§ TASK DETAILS
Here are some records; copy every line that holds the word "React".

§ RECORDED INFORMATION

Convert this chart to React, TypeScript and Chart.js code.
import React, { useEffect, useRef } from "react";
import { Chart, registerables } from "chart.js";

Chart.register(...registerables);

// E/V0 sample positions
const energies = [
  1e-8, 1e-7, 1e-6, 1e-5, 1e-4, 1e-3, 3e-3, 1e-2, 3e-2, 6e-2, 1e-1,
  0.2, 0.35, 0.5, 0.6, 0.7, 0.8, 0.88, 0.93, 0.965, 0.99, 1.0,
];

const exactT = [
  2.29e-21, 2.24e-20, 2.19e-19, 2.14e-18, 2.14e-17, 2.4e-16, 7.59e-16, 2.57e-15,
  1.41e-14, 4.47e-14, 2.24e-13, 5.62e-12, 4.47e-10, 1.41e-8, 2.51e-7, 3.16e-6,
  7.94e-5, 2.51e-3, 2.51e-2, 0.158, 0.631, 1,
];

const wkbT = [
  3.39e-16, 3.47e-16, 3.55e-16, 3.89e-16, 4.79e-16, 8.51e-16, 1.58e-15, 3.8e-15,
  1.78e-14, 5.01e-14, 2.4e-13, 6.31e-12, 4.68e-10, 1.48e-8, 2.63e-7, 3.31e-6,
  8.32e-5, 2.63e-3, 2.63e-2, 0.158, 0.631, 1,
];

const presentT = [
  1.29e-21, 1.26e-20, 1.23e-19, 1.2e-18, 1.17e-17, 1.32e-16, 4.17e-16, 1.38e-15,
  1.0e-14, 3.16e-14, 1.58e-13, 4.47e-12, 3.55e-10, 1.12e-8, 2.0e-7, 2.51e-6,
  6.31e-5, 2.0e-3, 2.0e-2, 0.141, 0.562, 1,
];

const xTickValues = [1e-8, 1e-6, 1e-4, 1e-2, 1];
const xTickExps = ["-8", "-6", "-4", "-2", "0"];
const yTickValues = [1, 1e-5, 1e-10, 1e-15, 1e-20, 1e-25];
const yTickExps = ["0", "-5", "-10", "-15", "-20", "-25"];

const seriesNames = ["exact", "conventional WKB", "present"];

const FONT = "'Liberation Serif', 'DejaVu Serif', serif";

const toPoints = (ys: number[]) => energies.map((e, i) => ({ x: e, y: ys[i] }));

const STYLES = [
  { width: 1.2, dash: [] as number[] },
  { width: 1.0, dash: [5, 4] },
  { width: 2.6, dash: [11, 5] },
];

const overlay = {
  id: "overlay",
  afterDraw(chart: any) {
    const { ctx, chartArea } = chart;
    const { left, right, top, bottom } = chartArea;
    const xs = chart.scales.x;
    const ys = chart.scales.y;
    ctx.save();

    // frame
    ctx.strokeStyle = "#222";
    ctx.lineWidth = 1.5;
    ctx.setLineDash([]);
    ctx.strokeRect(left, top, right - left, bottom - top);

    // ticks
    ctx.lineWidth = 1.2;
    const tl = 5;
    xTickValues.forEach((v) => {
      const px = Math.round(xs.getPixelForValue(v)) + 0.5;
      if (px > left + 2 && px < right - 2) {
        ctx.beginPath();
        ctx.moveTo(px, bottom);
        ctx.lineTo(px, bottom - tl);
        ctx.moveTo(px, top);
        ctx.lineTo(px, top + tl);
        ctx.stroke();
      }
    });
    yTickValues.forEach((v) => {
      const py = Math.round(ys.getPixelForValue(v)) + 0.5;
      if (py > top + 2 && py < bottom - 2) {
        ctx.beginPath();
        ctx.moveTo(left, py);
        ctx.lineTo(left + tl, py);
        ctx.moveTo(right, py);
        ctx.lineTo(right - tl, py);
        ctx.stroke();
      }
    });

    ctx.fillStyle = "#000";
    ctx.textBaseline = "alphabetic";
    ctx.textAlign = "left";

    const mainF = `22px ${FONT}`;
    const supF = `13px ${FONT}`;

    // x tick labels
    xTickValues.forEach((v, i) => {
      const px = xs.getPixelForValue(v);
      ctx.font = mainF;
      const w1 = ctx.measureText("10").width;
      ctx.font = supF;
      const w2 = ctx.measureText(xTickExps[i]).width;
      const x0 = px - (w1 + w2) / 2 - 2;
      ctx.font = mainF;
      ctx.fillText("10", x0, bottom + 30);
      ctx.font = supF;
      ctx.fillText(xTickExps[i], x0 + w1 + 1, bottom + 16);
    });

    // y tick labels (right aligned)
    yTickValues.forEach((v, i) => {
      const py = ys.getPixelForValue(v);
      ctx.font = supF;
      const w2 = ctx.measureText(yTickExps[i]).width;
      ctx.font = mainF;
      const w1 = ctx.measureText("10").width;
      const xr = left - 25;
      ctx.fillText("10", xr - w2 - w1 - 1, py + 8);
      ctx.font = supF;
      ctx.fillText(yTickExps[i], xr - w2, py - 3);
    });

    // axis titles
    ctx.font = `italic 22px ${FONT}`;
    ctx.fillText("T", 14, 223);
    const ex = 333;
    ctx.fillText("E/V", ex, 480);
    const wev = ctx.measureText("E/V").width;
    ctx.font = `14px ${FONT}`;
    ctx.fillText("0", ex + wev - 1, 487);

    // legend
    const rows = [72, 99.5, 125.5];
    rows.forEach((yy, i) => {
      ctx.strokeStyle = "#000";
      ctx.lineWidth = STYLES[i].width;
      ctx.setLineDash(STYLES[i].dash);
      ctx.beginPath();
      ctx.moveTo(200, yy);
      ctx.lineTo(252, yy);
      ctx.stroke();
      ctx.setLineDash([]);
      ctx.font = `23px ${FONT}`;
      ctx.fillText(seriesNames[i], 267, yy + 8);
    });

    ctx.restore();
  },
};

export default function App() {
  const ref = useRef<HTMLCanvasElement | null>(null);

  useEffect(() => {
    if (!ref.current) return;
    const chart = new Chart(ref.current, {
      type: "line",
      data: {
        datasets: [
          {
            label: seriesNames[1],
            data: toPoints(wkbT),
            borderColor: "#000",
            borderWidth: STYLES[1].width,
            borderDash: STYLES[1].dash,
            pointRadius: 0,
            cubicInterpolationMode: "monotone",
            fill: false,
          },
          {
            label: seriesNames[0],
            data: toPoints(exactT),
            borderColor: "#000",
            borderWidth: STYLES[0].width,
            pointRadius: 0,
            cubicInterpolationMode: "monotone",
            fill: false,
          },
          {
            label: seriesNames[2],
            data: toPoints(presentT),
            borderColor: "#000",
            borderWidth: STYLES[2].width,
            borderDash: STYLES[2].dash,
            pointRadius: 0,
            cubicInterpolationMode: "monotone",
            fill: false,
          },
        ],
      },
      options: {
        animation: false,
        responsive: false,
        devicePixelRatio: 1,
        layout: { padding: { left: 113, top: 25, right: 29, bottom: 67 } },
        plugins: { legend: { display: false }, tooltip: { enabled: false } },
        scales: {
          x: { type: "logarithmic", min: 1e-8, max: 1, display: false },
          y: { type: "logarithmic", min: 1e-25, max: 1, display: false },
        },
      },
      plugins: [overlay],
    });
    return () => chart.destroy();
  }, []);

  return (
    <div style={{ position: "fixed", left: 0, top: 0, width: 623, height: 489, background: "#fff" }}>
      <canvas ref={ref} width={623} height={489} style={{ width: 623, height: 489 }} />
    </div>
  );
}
--
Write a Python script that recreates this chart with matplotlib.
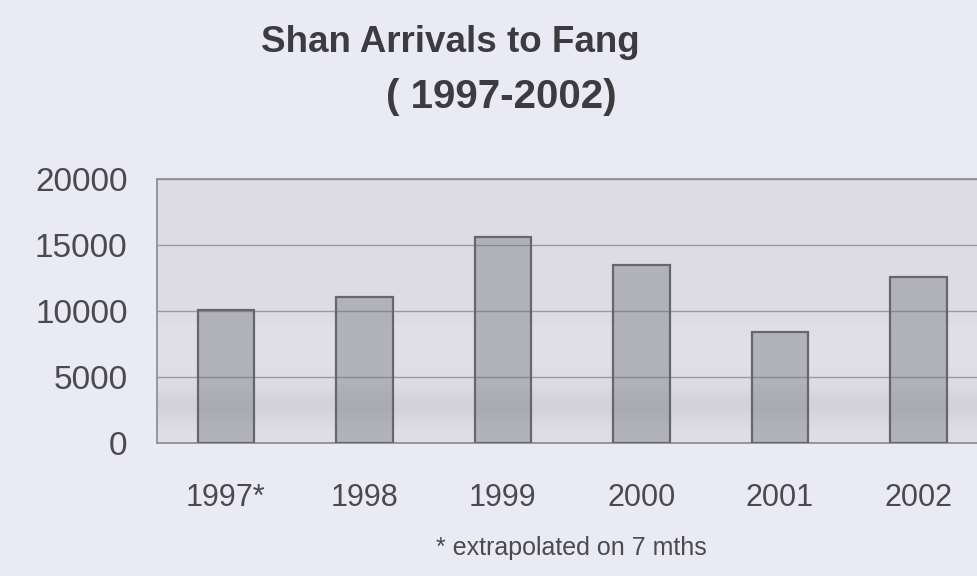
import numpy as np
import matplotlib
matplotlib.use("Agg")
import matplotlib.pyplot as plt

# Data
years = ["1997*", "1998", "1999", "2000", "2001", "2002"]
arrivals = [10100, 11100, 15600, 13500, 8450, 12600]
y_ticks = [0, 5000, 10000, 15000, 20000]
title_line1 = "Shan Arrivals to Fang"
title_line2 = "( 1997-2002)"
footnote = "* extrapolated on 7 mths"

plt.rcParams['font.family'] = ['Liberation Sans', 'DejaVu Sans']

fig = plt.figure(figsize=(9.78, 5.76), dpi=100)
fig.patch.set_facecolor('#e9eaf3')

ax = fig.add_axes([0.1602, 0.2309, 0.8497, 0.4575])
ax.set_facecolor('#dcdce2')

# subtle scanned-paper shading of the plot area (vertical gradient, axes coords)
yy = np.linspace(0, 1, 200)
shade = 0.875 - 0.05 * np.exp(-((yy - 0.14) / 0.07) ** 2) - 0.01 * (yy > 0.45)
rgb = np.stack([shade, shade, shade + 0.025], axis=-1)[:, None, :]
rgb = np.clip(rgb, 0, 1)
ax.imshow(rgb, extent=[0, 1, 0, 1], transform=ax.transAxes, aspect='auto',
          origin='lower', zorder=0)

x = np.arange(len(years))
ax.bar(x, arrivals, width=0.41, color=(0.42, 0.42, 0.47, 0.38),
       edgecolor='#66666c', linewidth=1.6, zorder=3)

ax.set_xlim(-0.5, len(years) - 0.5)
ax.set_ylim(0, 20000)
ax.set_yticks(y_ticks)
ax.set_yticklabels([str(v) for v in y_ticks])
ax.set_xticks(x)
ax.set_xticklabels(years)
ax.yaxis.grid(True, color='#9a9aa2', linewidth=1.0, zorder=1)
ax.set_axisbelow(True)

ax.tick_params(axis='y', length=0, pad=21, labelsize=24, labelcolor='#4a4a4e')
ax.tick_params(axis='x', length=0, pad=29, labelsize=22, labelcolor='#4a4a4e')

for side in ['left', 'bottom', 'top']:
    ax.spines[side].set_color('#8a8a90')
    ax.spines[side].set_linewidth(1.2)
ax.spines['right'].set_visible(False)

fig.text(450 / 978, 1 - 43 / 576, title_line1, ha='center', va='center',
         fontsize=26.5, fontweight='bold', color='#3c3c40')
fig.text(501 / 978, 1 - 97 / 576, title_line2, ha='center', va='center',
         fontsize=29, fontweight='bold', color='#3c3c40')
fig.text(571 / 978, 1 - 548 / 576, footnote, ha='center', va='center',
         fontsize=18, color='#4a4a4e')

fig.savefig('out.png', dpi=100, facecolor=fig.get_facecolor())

§ CORRECT OUTPUT
Convert this chart to React, TypeScript and Chart.js code.
import React, { useEffect, useRef } from "react";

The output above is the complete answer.